# What is asked
Write out the material again exactly, please, and omit the pictures.
-- Data provided start --
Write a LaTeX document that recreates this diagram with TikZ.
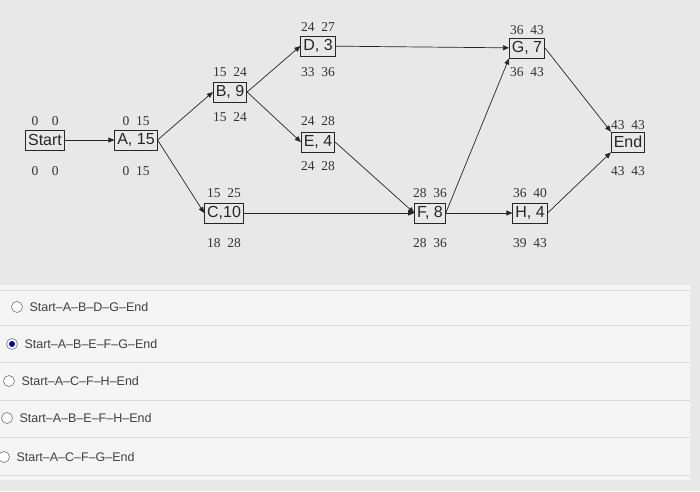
\documentclass[tikz,border=0pt]{standalone}
\usepackage{fontspec}
\setmainfont{Liberation Serif}
\newfontfamily\sansf{Liberation Sans}
\usetikzlibrary{arrows.meta}
\begin{document}
\begin{tikzpicture}[x=1pt,y=-1pt,
  act/.style={draw=black!85,line width=0.8pt,inner xsep=2.5pt,inner ysep=1.5pt,minimum height=20,font=\sansf\fontsize{16}{16}\selectfont,text=black!85},
  lab/.style={font=\fontsize{13.5}{13.5}\selectfont,text=black!80},
  arr/.style={-{Triangle[length=6pt,width=5pt]},line width=0.7pt,black!85},
  opt/.style={font=\sansf\fontsize{12.5}{13}\selectfont,text=black!75,anchor=west},
  rad/.style={draw=black!55,line width=0.6pt,fill=white,circle,minimum size=11pt,inner sep=0pt}]
\useasboundingbox (0,0) rectangle (700,491);
\fill[black!9] (0,0) rectangle (700,491);
\fill[black!4] (0,285) rectangle (690,480);
\foreach \y in {290,325,362,400,437,475} \draw[black!15] (0,\y) -- (690,\y);
\node[act] (S) at (45,140) {Start};
\node[act] (A) at (136,140) {A, 15};
\node[act] (B) at (230,92) {B, 9};
\node[act] (C) at (224,213) {C,10};
\node[act] (D) at (318,46) {D, 3};
\node[act] (E) at (318,142) {E, 4};
\node[act] (F) at (430,213) {F, 8};
\node[act] (G) at (527,48) {G, 7};
\node[act] (H) at (530,213) {H, 4};
\node[act] (End) at (628,142) {End};
\foreach \n/\x/\t/\ty/\b/\by in {
  S/45/0\quad 0/121/0\quad 0/171,
  A/136/0\enspace 15/121/0\enspace 15/171,
  B/230/15\enspace24/72/15\enspace24/117,
  C/224/15\enspace25/193/18\enspace28/243,
  D/318/24\enspace27/27/33\enspace36/72,
  E/318/24\enspace28/121/24\enspace28/166,
  F/430/28\enspace36/193/28\enspace36/243,
  G/527/36\enspace43/30/36\enspace43/72,
  H/530/36\enspace40/193/39\enspace43/243,
  End/628/43\enspace43/125/43\enspace43/171}{
  \node[lab] (\n t) at (\x,\ty) {\t};
  \node[lab] (\n b) at (\x,\by) {\b};
}
\draw[arr] (S) -- (A);
\draw[arr] (A.east) -- (B.west);
\draw[arr] (A.east) -- (C.west);
\draw[arr] (B.east) -- (D.west);
\draw[arr] (B.east) -- (E.west);
\draw[arr] (D) -- (G);
\draw[arr] (E.east) -- (F.west);
\draw[arr] (C) -- (F);
\draw[arr] (F.east) -- (G.south west);
\draw[arr] (F) -- (H);
\draw[arr] (G.east) -- (End.north west);
\draw[arr] (H.east) -- (End.south west);
\node[rad] (r1) at (17,307) {};
\node[opt] (o1) at (26,307) {Start–A–B–D–G–End};
\node[rad] (r2) at (12,344) {};
\fill[blue!70!black] (r2) circle (3pt);
\node[opt] (o2) at (21,344) {Start–A–B–E–F–G–End};
\node[rad] (r3) at (9,381) {};
\node[opt] (o3) at (18,381) {Start–A–C–F–H–End};
\node[rad] (r4) at (7,418) {};
\node[opt] (o4) at (16,418) {Start–A–B–E–F–H–End};
\node[rad] (r5) at (4,457) {};
\node[opt] (o5) at (13,457) {Start–A–C–F–G–End};
\end{tikzpicture}
\end{document}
-- Data provided end --
# Worked answer
Write a LaTeX document that recreates this diagram with TikZ.
\documentclass[tikz,border=0pt]{standalone}
\usepackage{fontspec}
\setmainfont{Liberation Serif}
\newfontfamily\sansf{Liberation Sans}
\usetikzlibrary{arrows.meta}
\begin{document}
\begin{tikzpicture}[x=1pt,y=-1pt,
  act/.style={draw=black!85,line width=0.8pt,inner xsep=2.5pt,inner ysep=1.5pt,minimum height=20,font=\sansf\fontsize{16}{16}\selectfont,text=black!85},
  lab/.style={font=\fontsize{13.5}{13.5}\selectfont,text=black!80},
  arr/.style={-{Triangle[length=6pt,width=5pt]},line width=0.7pt,black!85},
  opt/.style={font=\sansf\fontsize{12.5}{13}\selectfont,text=black!75,anchor=west},
  rad/.style={draw=black!55,line width=0.6pt,fill=white,circle,minimum size=11pt,inner sep=0pt}]
\useasboundingbox (0,0) rectangle (700,491);
\fill[black!9] (0,0) rectangle (700,491);
\fill[black!4] (0,285) rectangle (690,480);
\foreach \y in {290,325,362,400,437,475} \draw[black!15] (0,\y) -- (690,\y);
\node[act] (S) at (45,140) {Start};
\node[act] (A) at (136,140) {A, 15};
\node[act] (B) at (230,92) {B, 9};
\node[act] (C) at (224,213) {C,10};
\node[act] (D) at (318,46) {D, 3};
\node[act] (E) at (318,142) {E, 4};
\node[act] (F) at (430,213) {F, 8};
\node[act] (G) at (527,48) {G, 7};
\node[act] (H) at (530,213) {H, 4};
\node[act] (End) at (628,142) {End};
\foreach \n/\x/\t/\ty/\b/\by in {
  S/45/0\quad 0/121/0\quad 0/171,
  A/136/0\enspace 15/121/0\enspace 15/171,
  B/230/15\enspace24/72/15\enspace24/117,
  C/224/15\enspace25/193/18\enspace28/243,
  D/318/24\enspace27/27/33\enspace36/72,
  E/318/24\enspace28/121/24\enspace28/166,
  F/430/28\enspace36/193/28\enspace36/243,
  G/527/36\enspace43/30/36\enspace43/72,
  H/530/36\enspace40/193/39\enspace43/243,
  End/628/43\enspace43/125/43\enspace43/171}{
  \node[lab] (\n t) at (\x,\ty) {\t};
  \node[lab] (\n b) at (\x,\by) {\b};
}
\draw[arr] (S) -- (A);
\draw[arr] (A.east) -- (B.west);
\draw[arr] (A.east) -- (C.west);
\draw[arr] (B.east) -- (D.west);
\draw[arr] (B.east) -- (E.west);
\draw[arr] (D) -- (G);
\draw[arr] (E.east) -- (F.west);
\draw[arr] (C) -- (F);
\draw[arr] (F.east) -- (G.south west);
\draw[arr] (F) -- (H);
\draw[arr] (G.east) -- (End.north west);
\draw[arr] (H.east) -- (End.south west);
\node[rad] (r1) at (17,307) {};
\node[opt] (o1) at (26,307) {Start–A–B–D–G–End};
\node[rad] (r2) at (12,344) {};
\fill[blue!70!black] (r2) circle (3pt);
\node[opt] (o2) at (21,344) {Start–A–B–E–F–G–End};
\node[rad] (r3) at (9,381) {};
\node[opt] (o3) at (18,381) {Start–A–C–F–H–End};
\node[rad] (r4) at (7,418) {};
\node[opt] (o4) at (16,418) {Start–A–B–E–F–H–End};
\node[rad] (r5) at (4,457) {};
\node[opt] (o5) at (13,457) {Start–A–C–F–G–End};
\end{tikzpicture}
\end{document}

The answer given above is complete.